With this added, set the file to the name of the UV image you created in the previous section. Also set it to Non-Color data.
Next you need to select the bake settings. Under the Properties Panel, select the Render setting, which is the camera icon. Scroll to the bottom to the Bake section and do the following:
- For Bake Type, select Normal.
- For Space, select Tangent.
- Select Selected To Active.
- Set Ray Distance to be at least 1.00.
The next part can be tricky. You need to select both models, but you also need to be sure to first select the high-res version, and then the low-res version. Be sure you are in Object Mode and not Edit Mode.
Once in Object mode, using the Asset Inventory panel, verify that both the high topology model and the low topology model are visible and have the eye icons to the right of their names. Select the high topology model so it appears in white. Right-click it, and then click Select. You should see the model selected in gold with its name in the 3D Viewport.
Now press and hold the SHIFT key, and then right-click the low poly model in the 3D viewport. This action causes the name of the low poly model to now appear in white, the low poly model will be named in the 3D viewport, and the selection color will change from gold to orange. With that done, click Bake in the Render panel.
Step 4: Apply the normal map to your model
In this final step we take the baked file and connect it to the material of our low poly model. First you’ll need to save the Baked render from the last step. In your viewport, under the UV image map, first verify that the name of your saved UV map is listed in the file browser. The image should be shaded blue/purple, similar to the image shown below. The image on the left shows the normal map when in Edit mode; the image on the right shows the baked image while in Object Mode. While in the UV Map Image editor, select the Image Menu, and then click Save.

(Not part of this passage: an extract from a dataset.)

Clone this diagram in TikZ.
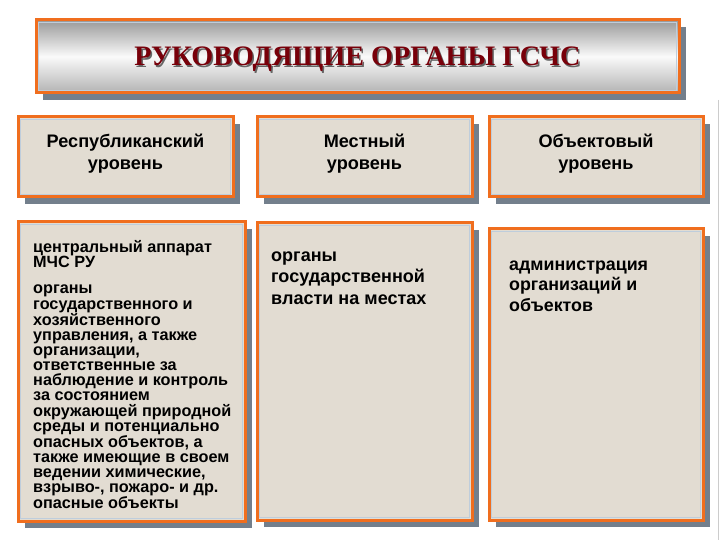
\documentclass[tikz,border=0pt]{standalone}
\usepackage{fontspec}
\setmainfont{Liberation Sans}
\newfontfamily\titlefont{Liberation Serif}
\usetikzlibrary{shadows}
\definecolor{boxorange}{RGB}{240,110,30}
\definecolor{beige}{RGB}{226,220,210}
\definecolor{innerblue}{RGB}{190,205,220}
\definecolor{shadowgray}{RGB}{115,127,140}
\definecolor{titlered}{RGB}{120,0,10}
\tikzset{
  panel/.style={draw=boxorange, line width=3bp, fill=beige, anchor=north west,
    inner sep=0pt, outer sep=0pt,
    drop shadow={shadow xshift=7bp, shadow yshift=-7bp, fill=shadowgray, opacity=1},
    path picture={\draw[innerblue, line width=1bp]
      ([shift={(2.5bp,-2.5bp)}]path picture bounding box.north west) rectangle
      ([shift={(-2.5bp,2.5bp)}]path picture bounding box.south east);}},
  lvltext/.style={align=center, font=\fontsize{18.2}{22}\selectfont\bfseries, text=black},
  bodytext/.style={align=left, anchor=north west, inner sep=0pt, text=black},
}
\begin{document}
\begin{tikzpicture}[x=1bp, y=-1bp]
\useasboundingbox (0,0) rectangle (720,540);
\fill[white] (0,0) rectangle (720,540);
% right slide edge
\draw[gray!40, line width=1bp] (718,100) -- (718,540);
% title
\node[panel, minimum width=643bp, minimum height=73bp,
  top color=gray!80, bottom color=gray!60, middle color=white!96!gray] (title) at (36,20) {};
\node[text=gray!80!black, font=\titlefont\fontsize{28.3}{30}\selectfont\bfseries] (titleshadow) at ([shift={(1.5bp,-4.5bp)}]title.center) {РУКОВОДЯЩИЕ ОРГАНЫ ГСЧС};
\node[text=titlered, font=\titlefont\fontsize{28.3}{30}\selectfont\bfseries] (titletext) at ([yshift=-3bp]title.center) {РУКОВОДЯЩИЕ ОРГАНЫ ГСЧС};
% level boxes
\node[panel, minimum width=215bp, minimum height=80bp] (l1) at (18,117) {};
\node[panel, minimum width=215bp, minimum height=80bp] (l2) at (257,117) {};
\node[panel, minimum width=214bp, minimum height=80bp] (l3) at (489,117) {};
\node[lvltext] (t1) at ([yshift=3bp]l1.center) {Республиканский\\уровень};
\node[lvltext] (t2) at ([yshift=3bp]l2.center) {Местный\\уровень};
\node[lvltext] (t3) at ([yshift=3bp]l3.center) {Объектовый\\уровень};
% content boxes
\node[panel, minimum width=227bp, minimum height=299bp] (c1) at (18,222) {};
\node[panel, minimum width=215bp, minimum height=297bp] (c2) at (257,223) {};
\node[panel, minimum width=214bp, minimum height=291bp] (c3) at (489,229) {};
\node[bodytext, font=\fontsize{16.3}{14.5}\selectfont\bfseries] (b1a) at (33,240) {центральный аппарат\\МЧС РУ};
\node[bodytext, font=\fontsize{16.3}{15.15}\selectfont\bfseries] (b1b) at (33,285) {органы\\государственного и\\хозяйственного\\управления, а также\\организации,\\ответственные за\\наблюдение и контроль\\за состоянием\\окружающей природной\\среды и потенциально\\опасных объектов, а\\также имеющие в своем\\ведении химические,\\взрыво-, пожаро- и др.\\опасные объекты};
\node[bodytext, font=\fontsize{18.1}{21.5}\selectfont\bfseries] (b2) at (271,251.5) {органы\\государственной\\власти на местах};
\node[bodytext, font=\fontsize{17.9}{20.5}\selectfont\bfseries] (b3) at (509,260.5) {администрация\\организаций и\\объектов};
\end{tikzpicture}
\end{document}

We are now ready to connect this texture to our model.
Go to the Node Editor where you have the Texture Image Node. Connect the Texture Node to a Normal Map Node. You can get this Normal Map Node under the Add > Vector > Normal Map.
Connect the Normal Map Mode into the Normal slot on the Principled BSDF Shader. You should now see all the details from your high-resolution model in your low-resolution model.
You have now completed a major part of the 3D asset workflow for use in games or virtual reality software. In addition to texturing normal information on a model, you can texture with other material maps that create realistic skin, hair, or other materials from cracked concrete to scratched gun metal. For reference on this next workflow, do a web search on PBR materials using tools like Substance Painter* and Blender.